In God We Trusted-Part 1
Thursday, June 25th, 2009We lay there on our backs in a line, I in the lead. The water in the stream wherein we lay was only an inch and a half deep and had slowed to a trickle beneath us, but it was cold, icy cold. It was so dark, there being no light whatsoever, that we had given up trying to see anything long ago. The walls of the passageway in which we lay had narrowed down to a claustrophobic six inches on either side of us. But it was the ceiling, the ceiling of that cave in which we lay, that was so overwhelmingly awesome in its presence.

That ceiling of dirt and rock had narrowed down to only six inches above my face. I had had to turn onto my back and push myself forward with my feet, inching myself forward through the ever-narrowing tunnel. I stopped and grunted, “Hold” to my other four companions, breathing in the dank, stale air of the underground passage. I thought of the rope tied amateurishly around my ankle running back to the next guy’s ankle and so on to the next. My buddies could always pull me out.
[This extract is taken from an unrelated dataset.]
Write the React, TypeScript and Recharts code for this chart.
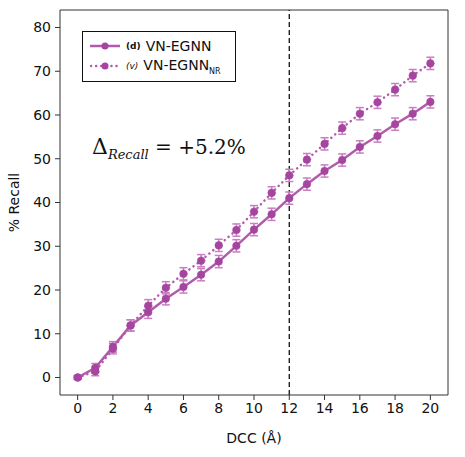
import React from 'react'
import { LineChart, Line, XAxis, YAxis, ErrorBar, ReferenceLine } from 'recharts'

const dcc = [0, 1, 2, 3, 4, 5, 6, 7, 8, 9, 10, 11, 12, 13, 14, 15, 16, 17, 18, 19, 20]
const recallD = [0, 2.2, 7.0, 11.9, 14.9, 18.0, 20.7, 23.5, 26.5, 30.1, 33.8, 37.3, 41.0, 44.2, 47.2, 49.7, 52.7, 55.2, 57.9, 60.3, 63.0]
const recallV = [0, 1.4, 6.6, 11.9, 16.4, 20.5, 23.7, 26.7, 30.2, 33.7, 37.9, 42.2, 46.2, 49.8, 53.4, 57.0, 60.3, 62.9, 65.8, 69.0, 71.8]
const errD = [0.4, 1.0, 1.2, 1.3, 1.4, 1.4, 1.4, 1.4, 1.4, 1.4, 1.4, 1.4, 1.4, 1.4, 1.4, 1.4, 1.4, 1.4, 1.4, 1.4, 1.4]
const errV = [0.4, 1.0, 1.2, 1.3, 1.4, 1.4, 1.4, 1.4, 1.4, 1.4, 1.4, 1.4, 1.4, 1.4, 1.4, 1.4, 1.4, 1.4, 1.4, 1.4, 1.4]
const xTicks = [0, 2, 4, 6, 8, 10, 12, 14, 16, 18, 20]
const yTicks = [0, 10, 20, 30, 40, 50, 60, 70, 80]
const xDomain = [-1, 21]
const yDomain = [-4, 84]

const data = dcc.map((x, i) => ({ x, d: recallD[i], v: recallV[i], ed: errD[i], ev: errV[i] }))

const MARK = '#a5459f'
const LINE = '#b35aac'
const ERR = '#c87ec1'
const tickStyle = { fontSize: 14, fill: '#111', fontFamily: 'DejaVu Sans' }

function LegendBox() {
  return (
    <div style={{ position: 'absolute', left: 82, top: 31, border: '1.5px solid #111', width: 154, height: 51, boxSizing: 'border-box', background: '#fff', fontFamily: 'DejaVu Sans', color: '#111', padding: '4px 0 0 7px' }}>
      <div style={{ display: 'flex', alignItems: 'center', height: 20 }}>
        <svg width={30} height={10}>
          <line x1={0} y1={5} x2={30} y2={5} stroke={LINE} strokeWidth={2.5} />
          <circle cx={15} cy={5} r={3.5} fill={MARK} />
        </svg>
        <span style={{ fontSize: 9, fontWeight: 'bold', margin: '0 5px 0 6px' }}>(d)</span>
        <span style={{ fontSize: 14 }}>VN-EGNN</span>
      </div>
      <div style={{ display: 'flex', alignItems: 'center', height: 20 }}>
        <svg width={30} height={10}>
          <line x1={1} y1={5} x2={30} y2={5} stroke={LINE} strokeWidth={2.5} strokeDasharray="0.1 5" strokeLinecap="round" />
          <circle cx={15} cy={5} r={3.5} fill={MARK} />
        </svg>
        <span style={{ fontSize: 9, fontStyle: 'italic', margin: '0 5px 0 6px' }}>(v)</span>
        <span style={{ fontSize: 14 }}>VN-EGNN<sub style={{ fontSize: 8 }}>NR</sub></span>
      </div>
    </div>
  )
}

export default function App() {
  return (
    <div style={{ position: 'absolute', left: 0, top: 0, width: 465, height: 457, background: '#fff' }}>
      <LineChart width={465} height={457} data={data} margin={{ top: 10, right: 17, left: 0, bottom: 0 }}>
        <XAxis
          dataKey="x"
          type="number"
          domain={xDomain}
          ticks={xTicks}
          height={62}
          tick={tickStyle}
          tickSize={5}
          tickMargin={3}
          stroke="#333"
          label={{ value: 'DCC (Å)', position: 'insideBottom', offset: 14, style: { fontSize: 14, fill: '#111', fontFamily: 'DejaVu Sans' } }}
        />
        <YAxis
          type="number"
          domain={yDomain}
          ticks={yTicks}
          width={60}
          tick={tickStyle}
          tickSize={5}
          tickMargin={4}
          stroke="#333"
          label={{ value: '% Recall', angle: -90, position: 'insideLeft', offset: 14, style: { fontSize: 14, fill: '#111', fontFamily: 'DejaVu Sans', textAnchor: 'middle' } }}
        />
        <ReferenceLine y={yDomain[1]} stroke="#333" strokeWidth={1} />
        <ReferenceLine x={xDomain[1]} stroke="#333" strokeWidth={1} />
        <ReferenceLine x={12} stroke="#111" strokeWidth={1.3} strokeDasharray="5 3" />
        <Line
          dataKey="d"
          name="VN-EGNN"
          stroke={LINE}
          strokeWidth={2.5}
          dot={{ r: 3.8, fill: MARK, stroke: MARK, strokeWidth: 0.5 }}
          isAnimationActive={false}
        >
          <ErrorBar dataKey="ed" width={4} stroke={ERR} strokeWidth={1.5} direction="y" />
        </Line>
        <Line
          dataKey="v"
          name="VN-EGNN NR"
          stroke={LINE}
          strokeWidth={2.5}
          strokeDasharray="0.1 5"
          strokeLinecap="round"
          dot={{ r: 3.8, fill: MARK, stroke: MARK, strokeWidth: 0.5, strokeDasharray: '0' }}
          isAnimationActive={false}
        >
          <ErrorBar dataKey="ev" width={4} stroke={ERR} strokeWidth={1.5} direction="y" />
        </Line>
      </LineChart>
      <LegendBox />
      <div style={{ position: 'absolute', left: 92, top: 134, fontFamily: 'DejaVu Serif', color: '#111', whiteSpace: 'nowrap' }}>
        <span style={{ fontSize: 22 }}>Δ</span>
        <span style={{ fontSize: 13, fontStyle: 'italic', position: 'relative', top: 5 }}>Recall</span>
        <span style={{ fontSize: 20 }}> = +5.2%</span>
      </div>
    </div>
  )
}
I did what no professional cave explorer would ever do. I thought about it. I thought about the walls, the floor, the ceiling. I imagined the earth above me slightly shifting and the great expanse of rock above me simply settling to fill this narrow worm-hole, crushing my body beneath its weight. The waves of claustrophobia began to wash over me. I suddenly could see, but it was only an imagined redness of fear.
The single word “Pull” burned into my mind, but what came out was a blurt of panic, “Just a sec.” One of my buddies, sensing my fear, called out, “Are you all right, Pete?” I couldn’t answer. The feeling of that ceiling pressing down on me had grown so that the words would no longer form in the tangle of my mind. My fear began to spread among the other four.